Task directions
Retype the opening lines of the data exactly, stopping after the line that contains "const pctTicks = [0, 10, 20, 30, 40, 50];". Skip every picture.
Raw data start
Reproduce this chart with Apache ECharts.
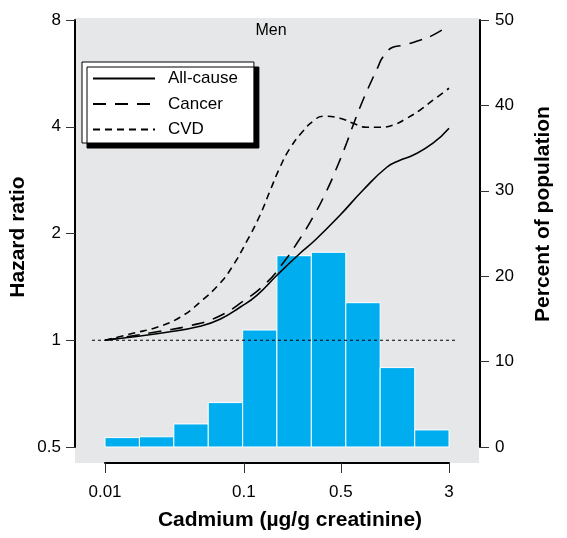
<!DOCTYPE html>
<html>
<head>
<meta charset="utf-8">
<script src="https://cdn.jsdelivr.net/npm/echarts@6/dist/echarts.min.js"></script>
<style>html,body{margin:0;padding:0;background:#fff}#c{width:567px;height:538px}</style>
</head>
<body>
<div id="c"></div>
<script>
// ---- data ----
const seriesNames = ['All-cause', 'Cancer', 'CVD'];
const allCauseCd = [0.01, 0.0151, 0.0279, 0.0483, 0.0673, 0.0938, 0.124, 0.173, 0.254, 0.325, 0.492, 0.720, 1.07, 1.33, 1.65, 2.30, 3.0];
const allCauseHR = [1.00, 1.02, 1.053, 1.095, 1.146, 1.239, 1.339, 1.525, 1.759, 1.914, 2.252, 2.648, 3.075, 3.218, 3.324, 3.594, 3.962];
const cancerCd = [0.01, 0.0151, 0.0249, 0.0409, 0.064, 0.0987, 0.1466, 0.191, 0.241, 0.3145, 0.396, 0.468, 0.552, 0.631, 0.720, 0.809, 0.923, 1.00, 1.18, 1.40, 1.85, 2.30, 3.0];
const cancerHR = [1.0, 1.026, 1.060, 1.099, 1.161, 1.288, 1.457, 1.649, 1.877, 2.223, 2.648, 3.075, 3.617, 4.173, 4.752, 5.27, 5.89, 6.28, 6.70, 6.79, 7.01, 7.25, 7.73];
const cvdCd = [0.01, 0.0159, 0.0237, 0.0347, 0.0483, 0.0673, 0.0820, 0.105, 0.1306, 0.154, 0.182, 0.215, 0.266, 0.3145, 0.371, 0.492, 0.610, 0.769, 0.955, 1.18, 1.49, 1.85, 2.30, 3.0];
const cvdHR = [1.0, 1.046, 1.088, 1.161, 1.280, 1.448, 1.606, 1.902, 2.252, 2.632, 3.075, 3.479, 3.885, 4.146, 4.282, 4.227, 4.093, 3.987, 3.987, 4.039, 4.227, 4.453, 4.752, 5.136];
const binEdges = [0.01, 0.0177, 0.0313, 0.0554, 0.098, 0.173, 0.306, 0.542, 0.958, 1.70, 3.0];
const binPercent = [1.1, 1.2, 2.7, 5.2, 13.7, 22.4, 22.8, 16.9, 9.3, 2.0];
const refLineCd = [0.01, 3];
const refLineHR = [1, 1];
const xTickLabels = [0.01, 0.1, 0.5, 3];
const hrTicks = [0.5, 1, 2, 4, 8];
const pctTicks = [0, 10, 20, 30, 40, 50];

// ---- build ----
const FONT = 'Liberation Sans, Arial, sans-serif';
const TICK_SIZE = 17;
const TITLE_FONT = 'bold 21px ' + FONT;
const zip = (a, b) => a.map((v, i) => [v, b[i]]);
const histData = binPercent.map((p, i) => [binEdges[i], binEdges[i + 1], p]);
const REF_OVERHANG_LEFT = 13, REF_OVERHANG_RIGHT = 9; // style: reference line runs a little past the data range

const chart = echarts.init(document.getElementById('c'), null, { renderer: 'canvas' });
const lineBase = { type: 'line', xAxisIndex: 0, yAxisIndex: 0, symbol: 'none', smooth: 0.5, z: 5,
  itemStyle: { color: '#000' } };

chart.setOption({
  animation: false,
  backgroundColor: '#ffffff',
  textStyle: { fontFamily: FONT },
  grid: { left: 105, right: 118, top: 20, bottom: 91, containLabel: false, outerBoundsMode: 'none' },
  graphic: [
    { type: 'rect', z: -100, shape: { x: 75, y: 18, width: 404, height: 445 }, style: { fill: '#e6e7e8' } },
    { type: 'text', x: 271, y: 31, z: 10, style: { text: 'Men', font: '16px ' + FONT, fill: '#000', textAlign: 'center', textVerticalAlign: 'middle' } },
    { type: 'text', x: 18, y: 237, rotation: Math.PI / 2, style: { text: 'Hazard ratio', font: TITLE_FONT, fill: '#000', textAlign: 'center', textVerticalAlign: 'middle' } },
    { type: 'text', x: 543, y: 214, rotation: Math.PI / 2, style: { text: 'Percent of population', font: TITLE_FONT, fill: '#000', textAlign: 'center', textVerticalAlign: 'middle' } },
    { type: 'text', x: 290, y: 520, style: { text: 'Cadmium (µg/g creatinine)', font: TITLE_FONT, fill: '#000', textAlign: 'center', textVerticalAlign: 'middle' } }
  ],
  legend: {
    data: seriesNames,
    orient: 'vertical',
    left: 82, top: 62,
    padding: [8, 16, 5, 10],
    itemWidth: 62, itemHeight: 14, itemGap: 8.5,
    backgroundColor: '#ffffff',
    borderColor: '#000', borderWidth: 1,
    shadowColor: '#000', shadowBlur: 0, shadowOffsetX: 5, shadowOffsetY: 5,
    itemStyle: { opacity: 0 },
    textStyle: { fontSize: 17, color: '#000', fontFamily: FONT, padding: [0, 0, 0, 8] },
    selectedMode: false
  },
  xAxis: [
    {
      type: 'log', logBase: 10, min: xTickLabels[0], max: xTickLabels[xTickLabels.length - 1],
      position: 'bottom', offset: 16,
      axisLine: { show: true, onZero: false, lineStyle: { color: '#000', width: 2 } },
      axisTick: { show: false }, axisLabel: { show: false }, splitLine: { show: false }
    },
    {
      type: 'value', min: Math.log10(xTickLabels[0]), max: Math.log10(xTickLabels[xTickLabels.length - 1]),
      position: 'bottom', offset: 16,
      axisLine: { show: false, onZero: false },
      axisTick: { show: true, length: 10, lineStyle: { color: '#333', width: 1 }, customValues: xTickLabels.map(v => Math.log10(v)) },
      axisLabel: { show: true, margin: 21, fontSize: TICK_SIZE, color: '#000', fontFamily: FONT,
        customValues: xTickLabels.map(v => Math.log10(v)),
        formatter: v => String(parseFloat(Math.pow(10, v).toPrecision(3))) },
      splitLine: { show: false }
    }
  ],
  yAxis: [
    {
      type: 'log', logBase: 2, min: hrTicks[0], max: hrTicks[hrTicks.length - 1],
      position: 'left', offset: 30,
      axisLine: { show: true, onZero: false, lineStyle: { color: '#000', width: 2 } },
      axisTick: { show: true, length: 9, lineStyle: { color: '#333', width: 1 } },
      axisLabel: { margin: 14, fontSize: TICK_SIZE, color: '#000', fontFamily: FONT },
      splitLine: { show: false }
    },
    {
      type: 'value', min: pctTicks[0], max: pctTicks[pctTicks.length - 1], interval: 10,
      position: 'right', offset: 31,
      axisLine: { show: true, onZero: false, lineStyle: { color: '#000', width: 2 } },
      axisTick: { show: true, length: 9, lineStyle: { color: '#333', width: 1 } },
      axisLabel: { margin: 15, fontSize: TICK_SIZE, color: '#000', fontFamily: FONT },
      splitLine: { show: false }
    }
  ],
  series: [
    {
      type: 'custom', name: 'Percent', xAxisIndex: 0, yAxisIndex: 1, z: 2,
      encode: { x: [0, 1], y: 2 },
      data: histData,
      renderItem: (params, api) => {
        const p1 = api.coord([api.value(0), api.value(2)]);
        const p0 = api.coord([api.value(1), 0]);
        return { type: 'rect', shape: { x: p1[0], y: p1[1], width: p0[0] - p1[0], height: p0[1] - p1[1] },
          style: { fill: '#00aeef', stroke: '#ffffff', lineWidth: 1 } };
      }
    },
    {
      type: 'custom', name: 'Reference', xAxisIndex: 0, yAxisIndex: 0, z: 4, clip: false,
      encode: { x: [0, 2], y: [1, 3] },
      data: [[refLineCd[0], refLineHR[0], refLineCd[1], refLineHR[1]]],
      renderItem: (params, api) => {
        const a = api.coord([api.value(0), api.value(1)]);
        const b = api.coord([api.value(2), api.value(3)]);
        return { type: 'line', shape: { x1: a[0] - REF_OVERHANG_LEFT, y1: a[1], x2: b[0] + REF_OVERHANG_RIGHT, y2: b[1] },
          style: { stroke: '#000', lineWidth: 1, lineDash: [3, 3] } };
      }
    },
    Object.assign({}, lineBase, { name: seriesNames[0], data: zip(allCauseCd, allCauseHR), lineStyle: { color: '#000', width: 1.6, type: 'solid' } }),
    Object.assign({}, lineBase, { name: seriesNames[1], data: zip(cancerCd, cancerHR), lineStyle: { color: '#000', width: 1.6, type: [13, 9] } }),
    Object.assign({}, lineBase, { name: seriesNames[2], data: zip(cvdCd, cvdHR), lineStyle: { color: '#000', width: 1.6, type: [7, 5] } })
  ]
});
</script>
</body>
</html>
Raw data end
Answer
Reproduce this chart with Apache ECharts.
<!DOCTYPE html>
<html>
<head>
<meta charset="utf-8">
<script src="https://cdn.jsdelivr.net/npm/echarts@6/dist/echarts.min.js"></script>
<style>html,body{margin:0;padding:0;background:#fff}#c{width:567px;height:538px}</style>
</head>
<body>
<div id="c"></div>
<script>
// ---- data ----
const seriesNames = ['All-cause', 'Cancer', 'CVD'];
const allCauseCd = [0.01, 0.0151, 0.0279, 0.0483, 0.0673, 0.0938, 0.124, 0.173, 0.254, 0.325, 0.492, 0.720, 1.07, 1.33, 1.65, 2.30, 3.0];
const allCauseHR = [1.00, 1.02, 1.053, 1.095, 1.146, 1.239, 1.339, 1.525, 1.759, 1.914, 2.252, 2.648, 3.075, 3.218, 3.324, 3.594, 3.962];
const cancerCd = [0.01, 0.0151, 0.0249, 0.0409, 0.064, 0.0987, 0.1466, 0.191, 0.241, 0.3145, 0.396, 0.468, 0.552, 0.631, 0.720, 0.809, 0.923, 1.00, 1.18, 1.40, 1.85, 2.30, 3.0];
const cancerHR = [1.0, 1.026, 1.060, 1.099, 1.161, 1.288, 1.457, 1.649, 1.877, 2.223, 2.648, 3.075, 3.617, 4.173, 4.752, 5.27, 5.89, 6.28, 6.70, 6.79, 7.01, 7.25, 7.73];
const cvdCd = [0.01, 0.0159, 0.0237, 0.0347, 0.0483, 0.0673, 0.0820, 0.105, 0.1306, 0.154, 0.182, 0.215, 0.266, 0.3145, 0.371, 0.492, 0.610, 0.769, 0.955, 1.18, 1.49, 1.85, 2.30, 3.0];
const cvdHR = [1.0, 1.046, 1.088, 1.161, 1.280, 1.448, 1.606, 1.902, 2.252, 2.632, 3.075, 3.479, 3.885, 4.146, 4.282, 4.227, 4.093, 3.987, 3.987, 4.039, 4.227, 4.453, 4.752, 5.136];
const binEdges = [0.01, 0.0177, 0.0313, 0.0554, 0.098, 0.173, 0.306, 0.542, 0.958, 1.70, 3.0];
const binPercent = [1.1, 1.2, 2.7, 5.2, 13.7, 22.4, 22.8, 16.9, 9.3, 2.0];
const refLineCd = [0.01, 3];
const refLineHR = [1, 1];
const xTickLabels = [0.01, 0.1, 0.5, 3];
const hrTicks = [0.5, 1, 2, 4, 8];
const pctTicks = [0, 10, 20, 30, 40, 50];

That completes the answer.